Immunotherapy Oncology

Mass-Producible Specialized T Cells Exhibit High Cancer-Killing Efficacy, Minimized Complications

UCLA researchers have shown in preclinical studies that their mass-producible engineered invariant natural killer T (iNKT) cells demonstrate promising antitumor efficacy and low immunogenicity (unwanted immune response) compared to current cell-based immunotherapy for cancer treatment.

Invariant natural killer T (iNKT) cells are specialized T cells that are notable for their speedy response to danger signals and activation of macrophages (white blood cells that destroy cancer cells, microbes, cellular debris, and foreign substances).

Dr. Lili Yang’s UCLA lab generated iNKT cells by engineering hematopoietic stem cells (HSCs, precursors to all types of blood cells). These cells are allogeneic—they are not genetically specific to patients. Normally, in the realm of cell-based immunotherapy, this would be expected to cause an immune response in the form of graft-versus-host disease (GvHD), a condition in which donor stem cells attack the recipient. The study mentioned that such immunogenicity can also decrease efficacy of therapeutic cells. Therefore, allogeneic cells have not been widely used for T-cell-based therapies, with most therapies using autologous (from the patient) cells instead.
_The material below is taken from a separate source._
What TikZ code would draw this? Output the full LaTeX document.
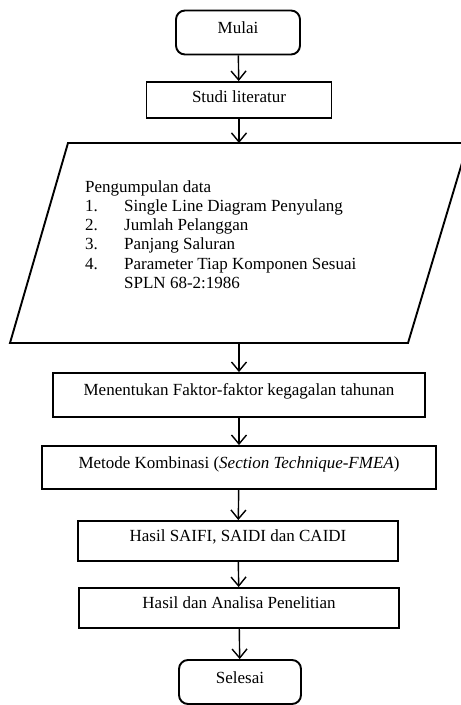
\documentclass[tikz,border=0pt]{standalone}
\usepackage{fontspec}
\setmainfont{Liberation Serif}
\usepackage{tikz}
\usetikzlibrary{arrows.meta, positioning}

\begin{document}
\begin{tikzpicture}[x=1pt, y=-1pt,
        terminal/.style={draw, line width=1.9pt, rounded corners=9pt, minimum width=124pt, minimum height=44pt, text height=12pt, text depth=10pt, font=\fontsize{17}{19}\selectfont},
        process/.style={draw, line width=1.9pt, minimum height=42pt, text height=12pt, text depth=11pt, align=center, font=\fontsize{17}{19}\selectfont},
        arrow/.style={-{Straight Barb[length=9pt, width=15pt]}, line width=1.4pt}
    ]
        \useasboundingbox (0,0) rectangle (461,705);
        \node[terminal] (mulai) at (238,32.5) {Mulai};
        \node[process, minimum width=185pt, minimum height=36pt, text depth=8pt] (studi) at (239,100) {Studi literatur};
        % data input (parallelogram)
        \draw[line width=1.9pt] (68,143) -- (468,143) -- (408,343) -- (10,343) -- cycle;
        \coordinate (datatop) at (239,143);
        \coordinate (databot) at (239,343);
        \node[anchor=north west, align=left, inner sep=0pt, font=\fontsize{17}{19.3}\selectfont] (datatext) at (85,180) {%
            Pengumpulan data\\
            \makebox[39pt][l]{1.}Single Line Diagram Penyulang\\
            \makebox[39pt][l]{2.}Jumlah Pelanggan\\
            \makebox[39pt][l]{3.}Panjang Saluran\\
            \makebox[39pt][l]{4.}Parameter Tiap Komponen Sesuai\\
            \hspace*{39pt}SPLN 68-2:1986};
        \node[process, minimum width=372pt, minimum height=44pt] (faktor) at (239,395) {Menentukan Faktor-faktor kegagalan tahunan};
        \node[process, minimum width=394pt, minimum height=43pt] (metode) at (239,467.5) {Metode Kombinasi (\textit{Section Technique-FMEA})};
        \node[process, minimum width=320pt, minimum height=40pt] (hasil) at (238,541) {Hasil SAIFI, SAIDI dan CAIDI};
        \node[process, minimum width=320pt, minimum height=40pt] (analisa) at (239,608) {Hasil dan Analisa Penelitian};
        \node[terminal, minimum width=122pt] (selesai) at (240,682) {Selesai};

        \draw[arrow] (mulai) -- (studi);
        \draw[arrow] (studi) -- (datatop);
        \draw[arrow] (databot) -- (faktor);
        \draw[arrow] (faktor) -- (metode);
        \draw[arrow] (metode) -- (hasil);
        \draw[arrow] (hasil) -- (analisa);
        \draw[arrow] (analisa) -- (selesai);
    \end{tikzpicture}
\end{document}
Generally, autologous T-cell therapy requires a patient’s T cells to be extracted from blood, sent to a lab, engineered to find and kill cancer cells, then returned intravenously to the patient—all costing hundreds of thousands of dollars.

Unexpectedly, when tested on mice, the Yang Engineering Immunity Lab’s allogeneic HSC-iNKT cells did not cause the negative effects associated with allogeneic cells. The researchers found that while other types of allogeneic T cells killed mice by GvHD after 2 months of cell transfer, the mice that received HSC-iNKT cells sustained long-term survival.

Figures showing (G) experimental design, (H) mouse tumor imaging, (I) quantification of tumor size based on imaging, (J) survival curves of mice over 4 months following tumor challenge.

Following irradiation of mice, those without cell therapy (labeled as vehicle) died of tumors within 45 days. Those treated with allogeneic BCAR-T cells were tumor-free but died of GvHD. Only those treated with allogeneic HSC-iNKT were tumor-free and survived long term.

This important development means that cell-based cancer therapies would no longer have to rely only on autologous cells extracted from each individual patient. Instead, with the advent of the Yang lab’s one-size-fits-all allogeneic solution, therapeutic cells could be mass-produced and given to any patient, significantly bringing down treatment costs.

The reason why allogeneic HSC-iNKT cells do not cause GvHD is currently unknown to researchers.

Graphs showing tumor load of irradiated mice over time. The Yang lab’s HSC-iNKT cells are shown to have decreased tumor load to near-zero levels (p < 0.001), a more significant decrease than was shown by the other tested therapy (PBMC-NK).
Frozen and fresh allogeneic HSC-iNKT cells were shown to kill more live lung cancer cells (H292-FG) than PBMC-NK cell therapy.

The study also showed that both frozen and fresh allogeneic HSC-iNKT cells killed live leukemia, melanoma, lung cancer, prostate cancer, and multiple myeloma cells in vitro. Compared to PBMC-NK cells, the Yang lab’s cells displayed greater tumor-killing efficacy. Importantly, allogeneic HSC-iNKT cells were also found to remain functional following freezing and thawing, which is crucial for their viability as a widespread, mass-produced treatment.

Factors that support allogeneic HSC-iNKT cells’ prospects as a future widespread cancer therapy include remaining functional following freezing and thawing, high tumor-killing efficacy, and mass-producible by virtue of low immunogenicity.

Dr. Yang told the UCLA Newsroom that one peripheral blood donation could yield 300,000 doses. The researchers are now focused on streamlining manufacturing processes, hoping to better enable mass-production, potentially bringing it to clinical and commercial development more quickly. The Newsroom noted that clinical trials have not yet occurred—this therapy has yet to be tested in humans or evaluated by the FDA. The UCLA Technology Development Group has filed a patent application for this method.

This article is based on the following sources

UCLA scientists make strides toward an ‘off-the-shelf’ immune cell therapy for cancer. (2021, November 16). UCLA Newsroom.
– Yang, L., et al. (2021, November 16). Development of allogeneic HSC-engineered iNKT cells for off-the-shelf cancer immunotherapy. Cell Reports Medicine.